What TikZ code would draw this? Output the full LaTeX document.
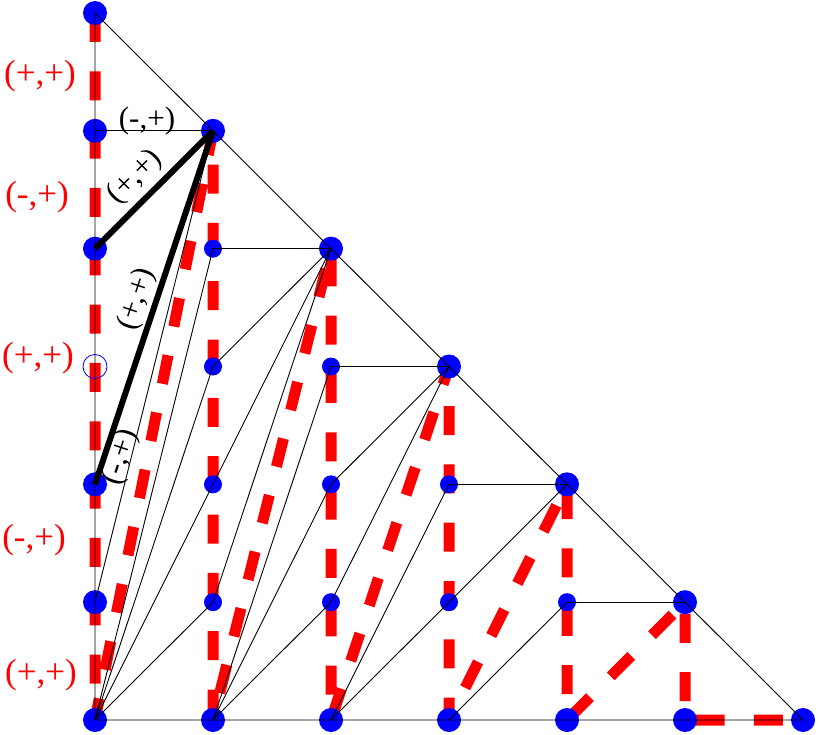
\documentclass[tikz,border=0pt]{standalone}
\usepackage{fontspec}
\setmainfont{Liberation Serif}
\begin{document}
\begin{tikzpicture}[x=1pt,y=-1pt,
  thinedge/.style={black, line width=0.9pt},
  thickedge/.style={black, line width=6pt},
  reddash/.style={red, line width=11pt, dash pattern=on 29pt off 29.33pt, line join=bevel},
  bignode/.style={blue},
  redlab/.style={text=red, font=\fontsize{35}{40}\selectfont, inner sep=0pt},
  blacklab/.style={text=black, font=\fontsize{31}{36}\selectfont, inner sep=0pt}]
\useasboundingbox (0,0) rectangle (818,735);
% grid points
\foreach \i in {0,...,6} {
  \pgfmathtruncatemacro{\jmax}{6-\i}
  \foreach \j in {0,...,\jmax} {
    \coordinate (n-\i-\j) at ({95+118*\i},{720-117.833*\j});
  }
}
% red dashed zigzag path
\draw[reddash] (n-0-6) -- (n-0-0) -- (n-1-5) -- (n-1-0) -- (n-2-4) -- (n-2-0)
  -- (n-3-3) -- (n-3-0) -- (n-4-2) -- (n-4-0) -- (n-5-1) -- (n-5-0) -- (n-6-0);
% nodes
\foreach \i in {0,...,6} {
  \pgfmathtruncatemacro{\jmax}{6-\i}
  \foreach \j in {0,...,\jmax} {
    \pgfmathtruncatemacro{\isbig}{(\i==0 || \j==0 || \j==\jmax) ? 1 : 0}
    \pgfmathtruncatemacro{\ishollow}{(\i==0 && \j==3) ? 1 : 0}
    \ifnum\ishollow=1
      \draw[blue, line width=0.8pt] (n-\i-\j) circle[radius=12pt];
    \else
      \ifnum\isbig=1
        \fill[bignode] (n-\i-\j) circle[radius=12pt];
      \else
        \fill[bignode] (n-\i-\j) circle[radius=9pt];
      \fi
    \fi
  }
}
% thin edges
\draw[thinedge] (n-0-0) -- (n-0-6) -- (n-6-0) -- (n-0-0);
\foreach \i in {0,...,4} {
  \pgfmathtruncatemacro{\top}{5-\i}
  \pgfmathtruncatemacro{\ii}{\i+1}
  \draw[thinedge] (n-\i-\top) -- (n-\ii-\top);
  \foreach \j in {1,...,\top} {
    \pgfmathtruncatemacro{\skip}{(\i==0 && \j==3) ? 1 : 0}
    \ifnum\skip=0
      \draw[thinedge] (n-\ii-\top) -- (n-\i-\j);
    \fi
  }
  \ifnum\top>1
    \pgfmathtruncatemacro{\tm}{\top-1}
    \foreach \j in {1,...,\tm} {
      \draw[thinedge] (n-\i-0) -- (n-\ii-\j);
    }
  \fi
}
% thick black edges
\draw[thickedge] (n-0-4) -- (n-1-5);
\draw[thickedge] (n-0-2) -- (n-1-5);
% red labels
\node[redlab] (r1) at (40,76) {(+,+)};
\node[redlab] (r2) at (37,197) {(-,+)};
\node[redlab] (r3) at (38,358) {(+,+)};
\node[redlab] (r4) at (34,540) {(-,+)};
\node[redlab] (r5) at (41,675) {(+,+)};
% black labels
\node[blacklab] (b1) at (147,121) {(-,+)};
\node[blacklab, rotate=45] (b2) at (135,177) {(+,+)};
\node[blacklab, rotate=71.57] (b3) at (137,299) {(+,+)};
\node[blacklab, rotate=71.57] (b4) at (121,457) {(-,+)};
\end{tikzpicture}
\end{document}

> [Short task]: Pictures excluded, quote all the data above exactly.

> [Output]:
What TikZ code would draw this? Output the full LaTeX document.
\documentclass[tikz,border=0pt]{standalone}
\usepackage{fontspec}
\setmainfont{Liberation Serif}
\begin{document}
\begin{tikzpicture}[x=1pt,y=-1pt,
  thinedge/.style={black, line width=0.9pt},
  thickedge/.style={black, line width=6pt},
  reddash/.style={red, line width=11pt, dash pattern=on 29pt off 29.33pt, line join=bevel},
  bignode/.style={blue},
  redlab/.style={text=red, font=\fontsize{35}{40}\selectfont, inner sep=0pt},
  blacklab/.style={text=black, font=\fontsize{31}{36}\selectfont, inner sep=0pt}]
\useasboundingbox (0,0) rectangle (818,735);
% grid points
\foreach \i in {0,...,6} {
  \pgfmathtruncatemacro{\jmax}{6-\i}
  \foreach \j in {0,...,\jmax} {
    \coordinate (n-\i-\j) at ({95+118*\i},{720-117.833*\j});
  }
}
% red dashed zigzag path
\draw[reddash] (n-0-6) -- (n-0-0) -- (n-1-5) -- (n-1-0) -- (n-2-4) -- (n-2-0)
  -- (n-3-3) -- (n-3-0) -- (n-4-2) -- (n-4-0) -- (n-5-1) -- (n-5-0) -- (n-6-0);
% nodes
\foreach \i in {0,...,6} {
  \pgfmathtruncatemacro{\jmax}{6-\i}
  \foreach \j in {0,...,\jmax} {
    \pgfmathtruncatemacro{\isbig}{(\i==0 || \j==0 || \j==\jmax) ? 1 : 0}
    \pgfmathtruncatemacro{\ishollow}{(\i==0 && \j==3) ? 1 : 0}
    \ifnum\ishollow=1
      \draw[blue, line width=0.8pt] (n-\i-\j) circle[radius=12pt];
    \else
      \ifnum\isbig=1
        \fill[bignode] (n-\i-\j) circle[radius=12pt];
      \else
        \fill[bignode] (n-\i-\j) circle[radius=9pt];
      \fi
    \fi
  }
}
% thin edges
\draw[thinedge] (n-0-0) -- (n-0-6) -- (n-6-0) -- (n-0-0);
\foreach \i in {0,...,4} {
  \pgfmathtruncatemacro{\top}{5-\i}
  \pgfmathtruncatemacro{\ii}{\i+1}
  \draw[thinedge] (n-\i-\top) -- (n-\ii-\top);
  \foreach \j in {1,...,\top} {
    \pgfmathtruncatemacro{\skip}{(\i==0 && \j==3) ? 1 : 0}
    \ifnum\skip=0
      \draw[thinedge] (n-\ii-\top) -- (n-\i-\j);
    \fi
  }
  \ifnum\top>1
    \pgfmathtruncatemacro{\tm}{\top-1}
    \foreach \j in {1,...,\tm} {
      \draw[thinedge] (n-\i-0) -- (n-\ii-\j);
    }
  \fi
}
% thick black edges
\draw[thickedge] (n-0-4) -- (n-1-5);
\draw[thickedge] (n-0-2) -- (n-1-5);
% red labels
\node[redlab] (r1) at (40,76) {(+,+)};
\node[redlab] (r2) at (37,197) {(-,+)};
\node[redlab] (r3) at (38,358) {(+,+)};
\node[redlab] (r4) at (34,540) {(-,+)};
\node[redlab] (r5) at (41,675) {(+,+)};
% black labels
\node[blacklab] (b1) at (147,121) {(-,+)};
\node[blacklab, rotate=45] (b2) at (135,177) {(+,+)};
\node[blacklab, rotate=71.57] (b3) at (137,299) {(+,+)};
\node[blacklab, rotate=71.57] (b4) at (121,457) {(-,+)};
\end{tikzpicture}
\end{document}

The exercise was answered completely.